We can open the Arduino application to see an initial sketch. The screen looks something similar to the following screenshot:

The sketch name will be based on the date on which you run the application. Also, the communications port shown in the lower right-hand corner may change, depending on whether your Arduino is plugged in.

We don't want to do anything more than be sure that the Arduino IDE program runs. Once we see that things are working, we can quit the IDE application.

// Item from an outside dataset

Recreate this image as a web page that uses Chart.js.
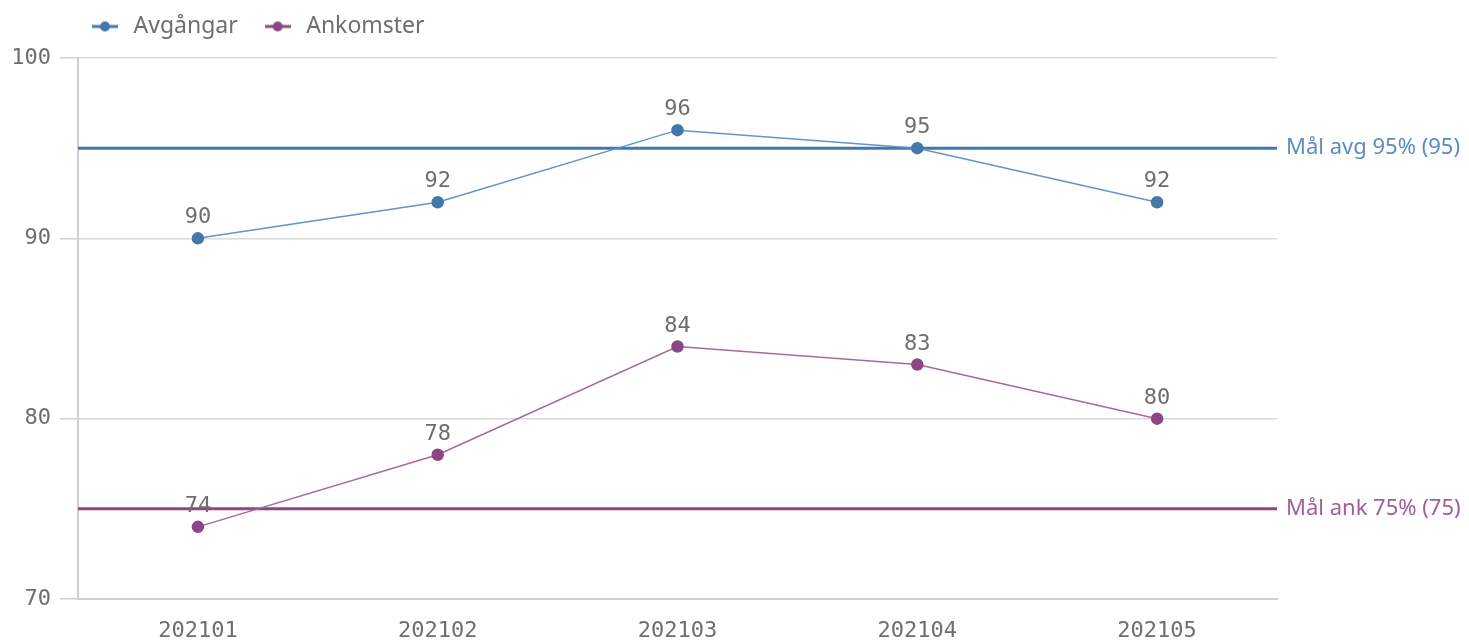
<!DOCTYPE html>
<html>
<head>
<meta charset="utf-8">
<script src="https://cdn.jsdelivr.net/npm/chart.js@4/dist/chart.umd.min.js"></script>
<style>
  html, body { margin: 0; padding: 0; background: #fff; }
  #wrap { width: 1469px; height: 642px; }
</style>
</head>
<body>
<div id="wrap"><canvas id="chart"></canvas></div>
<script>
// data
const months = ["202101", "202102", "202103", "202104", "202105"];
const avgangar = [90, 92, 96, 95, 92];
const ankomster = [74, 78, 84, 83, 80];
const refValues = [95, 75];
const refLabels = ["Mål avg 95% (95)", "Mål ank 75% (75)"];
const yTicks = [70, 80, 90, 100];

const BLUE = "#4477aa";
const PURPLE = "#8e4585";
const BLUE_LINE = "#6593c6";
const PURPLE_LINE = "#a56a9c";
const refColors = [BLUE, PURPLE];
const refTextColors = ["#5b8cc2", "#a05f97"];
const labelFont = "DejaVu Sans Mono";
const textGrey = "#6e6e6e";

function legendMarker(color) {
    const c = document.createElement("canvas");
    c.width = 26; c.height = 12;
    const ctx = c.getContext("2d");
    ctx.strokeStyle = color;
    ctx.lineWidth = 3;
    ctx.beginPath(); ctx.moveTo(0, 6); ctx.lineTo(26, 6); ctx.stroke();
    ctx.fillStyle = color;
    ctx.beginPath(); ctx.arc(13, 6, 5, 0, Math.PI * 2); ctx.fill();
    return c;
}

// reference lines behind the series, labels on the right
const refLinePlugin = {
    id: "refLines",
    beforeDatasetsDraw(chart) {
        const { ctx, chartArea, scales } = chart;
        refValues.forEach((v, i) => {
            const y = scales.y.getPixelForValue(v);
            ctx.save();
            ctx.strokeStyle = refColors[i];
            ctx.lineWidth = 3;
            ctx.beginPath();
            ctx.moveTo(chartArea.left, y);
            ctx.lineTo(chartArea.right, y);
            ctx.stroke();
            ctx.fillStyle = refTextColors[i];
            ctx.font = "22px 'Noto Sans'";
            ctx.textBaseline = "middle";
            ctx.fillText(refLabels[i], chartArea.right + 9, y);
            ctx.restore();
        });
    }
};

// value labels above points
const valueLabelPlugin = {
    id: "valueLabels",
    afterDatasetsDraw(chart) {
        const { ctx } = chart;
        chart.data.datasets.forEach((ds, di) => {
            const meta = chart.getDatasetMeta(di);
            meta.data.forEach((pt, i) => {
                ctx.save();
                ctx.fillStyle = textGrey;
                ctx.font = "22px '" + labelFont + "'";
                ctx.textAlign = "center";
                ctx.textBaseline = "alphabetic";
                ctx.fillText(String(ds.data[i]), pt.x, pt.y - 15);
                ctx.restore();
            });
        });
    }
};

const legendShift = {
    id: "legendShift",
    afterLayout(chart) {
        chart.legend.left += 65;
        chart.legend.top -= 10;
    }
};

new Chart(document.getElementById("chart"), {
    type: "line",
    data: {
        labels: months,
        datasets: [
            {
                label: "Avgångar",
                data: avgangar,
                borderColor: BLUE_LINE,
                backgroundColor: BLUE,
                pointBorderColor: BLUE,
                borderWidth: 1.5,
                pointRadius: 5.5,
                pointHoverRadius: 5.5,
                tension: 0
            },
            {
                label: "Ankomster",
                data: ankomster,
                borderColor: PURPLE_LINE,
                backgroundColor: PURPLE,
                pointBorderColor: PURPLE,
                borderWidth: 1.5,
                pointRadius: 5.5,
                pointHoverRadius: 5.5,
                tension: 0
            }
        ]
    },
    options: {
        responsive: true,
        maintainAspectRatio: false,
        animation: false,
        layout: { padding: { left: 0, right: 192, top: 2, bottom: 0 } },
        plugins: {
            tooltip: { enabled: false },
            legend: {
                position: "top",
                align: "start",
                labels: {
                    usePointStyle: true,
                    pointStyleWidth: 34,
                    color: textGrey,
                    font: { family: "Noto Sans", size: 23 },
                    padding: 23,
                    generateLabels(chart) {
                        const cols = [BLUE, PURPLE];
                        return chart.data.datasets.map((ds, i) => ({
                            text: ds.label,
                            fillStyle: cols[i],
                            strokeStyle: cols[i],
                            pointStyle: legendMarker(cols[i]),
                            fontColor: textGrey,
                            lineWidth: 0,
                            hidden: false,
                            datasetIndex: i
                        }));
                    }
                }
            }
        },
        scales: {
            x: {
                offset: true,
                grid: { display: false, drawTicks: false },
                border: { color: "#d0d0d0", width: 2 },
                ticks: {
                    color: textGrey,
                    font: { family: labelFont, size: 22 },
                    padding: 19,
                    maxRotation: 0
                },
                afterFit(scale) { scale.height = 43; }
            },
            y: {
                min: 70,
                max: 100,
                afterBuildTicks(scale) { scale.ticks = yTicks.map(v => ({ value: v })); },
                grid: { color: "#d9d9d9", lineWidth: 1.5, tickLength: 18, tickColor: "#d0d0d0" },
                border: { color: "#d0d0d0", width: 2 },
                ticks: {
                    color: textGrey,
                    font: { family: labelFont, size: 22 },
                    padding: 9
                },
                afterFit(scale) { scale.width = 78; }
            }
        }
    },
    plugins: [refLinePlugin, valueLabelPlugin, legendShift]
});
</script>
</body>
</html>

An alternative is the Fritzing application. Refer to http://www.fritzing.org for more information. We can use this software to create engineering diagrams and lists of parts for a particular gadget. In some cases, we can also use this to save software sketches that are associated with a gadget. The Arduino IDE is used by the Fritzing tool. Go to http://fritzing.org/download/ to download Fritzing.

Getting a Python serial interface

In many cases, we'll want to have a more complex interaction between a desktop computer and an Arduino-based sensor. This will often lead to using the USB devices on our computer from our Python applications. If we want to interact directly with an Arduino (or other single-board computer) from Python, we'll need PySerial. An alternate is the USPP (Universal Serial Port Python) library. This allows us to communicate without having the Arduino IDE running on our computer. It allows us separate our data that is being gathered from our software development.

For PySerial, refer to https://pypi.python.org/pypi/pyserial/2.7. We can install this with sudo -H pip3.4 install pyserial.

Here's how the installation looks:

MacBookPro-SLott:Code slott$ sudo -H pip3.4 install pyserial
Password:
Collecting pyserial
  Downloading pyserial-2.7.tar.gz (122kB)
    100% |████████████████████████████████| 122kB 1.5MB/s 
Installing collected packages: pyserial
  Running setup.py install for pyserial
Successfully installed pyserial-2.7

Windows agents will omit the sudo -H command. This command has downloaded and installed the small PySerial module.

We can leverage this to communicate with an Arduino (or any other device) through a USB port. We'll look at the interaction in Chapter 5, Data Collection Gadgets.